DistrictDataLabs / baleen

An automated ingestion service for blogs to construct a corpus for NLP research.
MIT License
85 stars 38 forks source link

Export to directory other than '.' fails #95

Open agodbehere opened 6 years ago

agodbehere commented 6 years ago

Issue

Exporting to a directory such as corpora/ with bin/baleen export corpora results in an error like: [Errno 2] No such file or directory: 'corpora/corpora/cooking/5b2d180b7af8b43e439b59b0.json'

This is a path expansion bug, as the second corpora/ in the path is not the desired behavior.

Resolution

The fix is straightforward.
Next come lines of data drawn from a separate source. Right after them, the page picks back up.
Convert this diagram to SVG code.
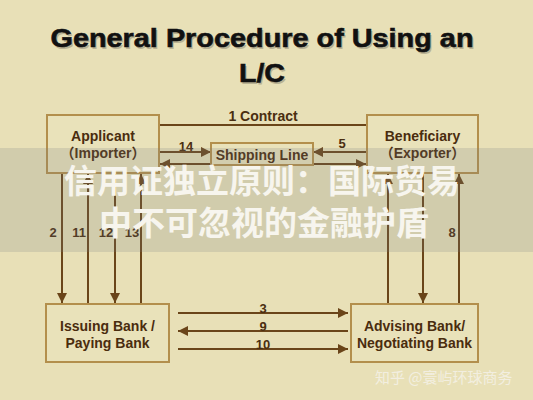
<svg xmlns="http://www.w3.org/2000/svg" width="533" height="400" viewBox="0 0 533 400">
<defs>
<style>
.bg{fill:#e8e0b7}
.box{fill:#e9e2ba;stroke:#b38f4c;stroke-width:2}
.nt{font-family:"Liberation Sans",Arial,"Noto Sans CJK SC",sans-serif;font-weight:bold;font-size:14px;fill:#4a2c0e;text-anchor:middle}
.ln{stroke:#6a4519;stroke-width:2;fill:none}
.lb{font-family:"Liberation Sans",Arial,sans-serif;font-weight:bold;font-size:13px;fill:#4a2e10;text-anchor:middle}
.title{font-family:"Liberation Sans",Arial,sans-serif;font-weight:bold;font-size:26px;text-anchor:middle}
.cn{font-family:"Noto Sans CJK SC","Noto Sans CJK JP",sans-serif;font-weight:bold;font-size:33px;fill:#f7f5ee;text-anchor:middle}
.wm{font-family:"Noto Sans CJK SC",sans-serif;font-size:15px;fill:#f4f1e6;fill-opacity:0.9}
</style>
<marker id="ah" viewBox="0 0 10 10" refX="10" refY="5" markerWidth="5" markerHeight="5" orient="auto" markerUnits="strokeWidth">
<path d="M0,0 L10,5 L0,10 z" fill="#6a4519"/>
</marker>
</defs>
<rect class="bg" x="0" y="0" width="533" height="400"/>

<g id="title">
<text class="title" x="263.5" y="48.5" fill="#b9b293" textLength="423" lengthAdjust="spacingAndGlyphs">General Procedure of Using an</text>
<text class="title" x="263.5" y="83.5" fill="#b9b293" textLength="46" lengthAdjust="spacingAndGlyphs">L/C</text>
<text class="title" x="262" y="47" fill="#111" stroke="#111" stroke-width="0.6" textLength="423" lengthAdjust="spacingAndGlyphs">General Procedure of Using an</text>
<text class="title" x="262" y="82" fill="#111" stroke="#111" stroke-width="0.6" textLength="46" lengthAdjust="spacingAndGlyphs">L/C</text>
</g>

<g id="connectors">
<line class="ln" x1="159" y1="125" x2="367" y2="125"/>
<text class="lb" x="263" y="121" style="font-size:14px">1 Contract</text>
<line class="ln" x1="159" y1="152" x2="211" y2="152" marker-end="url(#ah)"/>
<text class="lb" x="186" y="151">14</text>
<line class="ln" x1="211" y1="164" x2="160" y2="164" marker-end="url(#ah)"/>
<line class="ln" x1="367" y1="152" x2="313" y2="152" marker-end="url(#ah)"/>
<text class="lb" x="342" y="148">5</text>
<line class="ln" x1="313" y1="164" x2="366" y2="164" marker-end="url(#ah)"/>

<line class="ln" x1="62" y1="173" x2="62" y2="303" marker-end="url(#ah)"/>
<line class="ln" x1="88" y1="304" x2="88" y2="174" marker-end="url(#ah)"/>
<line class="ln" x1="115" y1="173" x2="115" y2="303" marker-end="url(#ah)"/>
<line class="ln" x1="141" y1="304" x2="141" y2="174" marker-end="url(#ah)"/>
<text class="lb" x="53" y="237">2</text>
<text class="lb" x="79" y="237">11</text>
<text class="lb" x="106" y="237">12</text>
<text class="lb" x="132" y="237">13</text>

<line class="ln" x1="388" y1="304" x2="388" y2="174" marker-end="url(#ah)"/>
<line class="ln" x1="423" y1="173" x2="423" y2="303" marker-end="url(#ah)"/>
<line class="ln" x1="459" y1="304" x2="459" y2="174" marker-end="url(#ah)"/>
<text class="lb" x="452" y="237">8</text>

<line class="ln" x1="178" y1="313" x2="348" y2="313" marker-end="url(#ah)"/>
<text class="lb" x="263" y="313">3</text>
<line class="ln" x1="348" y1="331" x2="178" y2="331" marker-end="url(#ah)"/>
<text class="lb" x="263" y="331">9</text>
<line class="ln" x1="178" y1="349" x2="348" y2="349" marker-end="url(#ah)"/>
<text class="lb" x="263" y="349">10</text>
</g>

<g id="applicant">
<rect class="box" x="47" y="115" width="112" height="58"/>
<text class="nt" x="103" y="141">Applicant</text>
<text class="nt" x="103" y="158">（Importer）</text>
</g>
<g id="beneficiary">
<rect class="box" x="367" y="115" width="111" height="58"/>
<text class="nt" x="422.5" y="141">Beneficiary</text>
<text class="nt" x="422.5" y="158">（Exporter）</text>
</g>
<g id="shipping-line">
<rect class="box" x="211" y="143" width="102" height="22"/>
<text class="nt" x="262" y="160">Shipping Line</text>
</g>
<g id="issuing-bank">
<rect class="box" x="46" y="304" width="123" height="58"/>
<text class="nt" x="107.5" y="331">Issuing Bank /</text>
<text class="nt" x="107.5" y="348">Paying Bank</text>
</g>
<g id="advising-bank">
<rect class="box" x="351" y="304" width="127" height="58"/>
<text class="nt" x="414.5" y="331">Advising Bank/</text>
<text class="nt" x="414.5" y="348">Negotiating Bank</text>
</g>

<g id="overlay">
<rect x="0" y="148" width="533" height="104" fill="#787d82" fill-opacity="0.2"/>
<text class="cn" x="262" y="193">信用证独立原则：国际贸易</text>
<text class="cn" x="264" y="235">中不可忽视的金融护盾</text>
</g>
<g id="watermark">
<text class="wm" x="375" y="383">知乎 @寰屿环球商务</text>
</g>
</svg>
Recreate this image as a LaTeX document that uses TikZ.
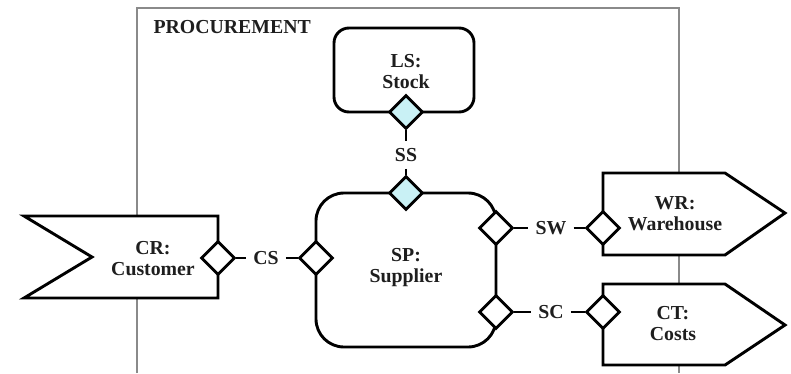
\documentclass[tikz,border=0pt]{standalone}
\usepackage{fontspec}
\setmainfont{Liberation Serif}
\usetikzlibrary{shapes.geometric}
\definecolor{portfill}{HTML}{C9F1F5}
\definecolor{txt}{HTML}{1E1E1E}
\definecolor{framegray}{HTML}{8A8A8A}
\tikzset{
  ln/.style={line width=2.9pt, draw=black},
  port/.style={diamond, aspect=1, minimum width=34pt, minimum height=34pt, inner sep=0pt, ln, fill=white},
  cport/.style={port, fill=portfill},
  lbl/.style={font=\fontsize{19.8}{21}\selectfont\bfseries, text=txt, align=center},
  conlbl/.style={lbl, inner sep=7pt},
  rbox/.style={rectangle, ln, fill=white},
}
\begin{document}
\begin{tikzpicture}[x=1pt,y=-1pt]
\useasboundingbox (0,0) rectangle (791,373);
% frame
\draw[framegray, line width=1.6pt] (137,373) -- (137,8) -- (679,8) -- (679,373);
\node[lbl, anchor=base west] (proc) at (150,33) {PROCUREMENT};
% LS box
\node[rbox, rounded corners=15pt, minimum width=140pt, minimum height=84pt] (ls) at (404,70) {};
\node[lbl] (lst) at (406,72) {LS:\\Stock};
% SP box
\node[rbox, rounded corners=28pt, minimum width=180pt, minimum height=154pt] (sp) at (406,270) {};
\node[lbl] (spt) at (406,268) {SP:\\Supplier};
% CR shape
\draw[ln, fill=white] (24,216) -- (218,216) -- (218,298) -- (24,298) -- (92,257) -- cycle;
\node[lbl] (cr) at (153,259) {CR:\\Customer};
% WR shape
\draw[ln, fill=white] (603,173) -- (725,173) -- (785,213) -- (725,255) -- (603,255) -- cycle;
\node[lbl] (wr) at (675,214) {WR:\\Warehouse};
% CT shape
\draw[ln, fill=white] (603,284) -- (725,284) -- (785,325) -- (725,365) -- (603,365) -- cycle;
\node[lbl] (ct) at (673,324) {CT:\\Costs};
% ports
\node[cport] (dls) at (406,112) {};
\node[cport] (dspt) at (406,193) {};
\node[port] (dspl) at (316,258) {};
\node[port] (dspr1) at (496,228) {};
\node[port] (dspr2) at (496,312) {};
\node[port] (dcr) at (218,258) {};
\node[port] (dwr) at (603,228) {};
\node[port] (dct) at (603,312) {};
% connector labels
\node[conlbl] (ss) at (406,155) {SS};
\node[conlbl] (cs) at (266,258) {CS};
\node[conlbl] (sw) at (551,228) {SW};
\node[conlbl] (sc) at (551,312) {SC};
% connectors
\draw[ln] (dls.south) -- (ss.north);
\draw[ln] (ss.south) -- (dspt.north);
\draw[ln] (dcr.east) -- (cs.west);
\draw[ln] (cs.east) -- (dspl.west);
\draw[ln] (dspr1.east) -- (sw.west);
\draw[ln] (sw.east) -- (dwr.west);
\draw[ln] (dspr2.east) -- (sc.west);
\draw[ln] (sc.east) -- (dct.west);
\end{tikzpicture}
\end{document}
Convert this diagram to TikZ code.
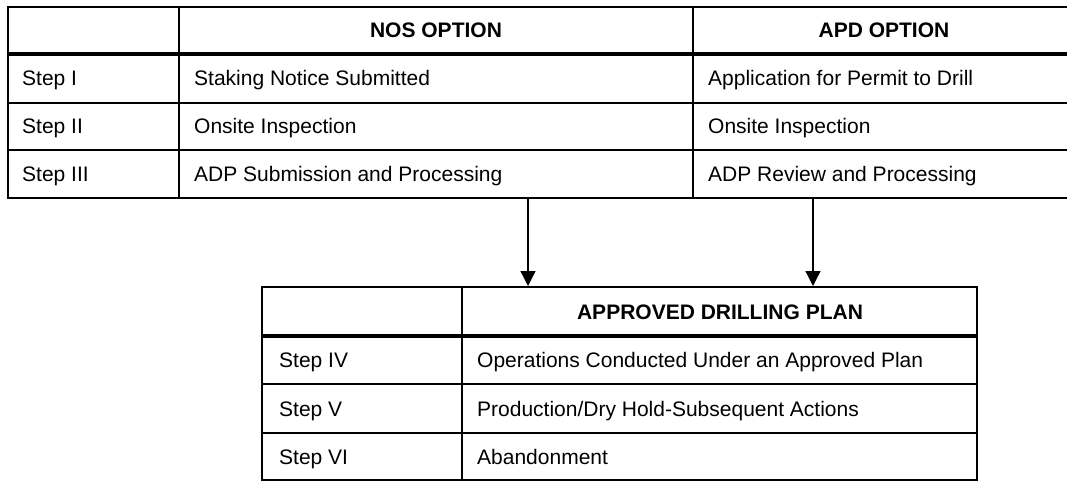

In version v0.3.3-85-g88d5d7c, line 211, remove self.root,.

So, for the block that reads:

for post, category in tqdm(self.posts(), total=Post.objects.count(), unit="docs"):
    path = os.path.join(
        self.root, catdir[category], "{}.{}".format(post.id, self.scheme)
    )

the revision should be:

for post, category in tqdm(self.posts(), total=Post.objects.count(), unit="docs"):
    path = os.path.join(
        catdir[category], "{}.{}".format(post.id, self.scheme)
    )

This change results in the desired behavior on export.

bbengfort commented 6 years ago

Thanks @agodbehere for the bug report and the clear solution! You're right, there was a duplication of self.root in catdir[category]; I've implemented the change you suggested.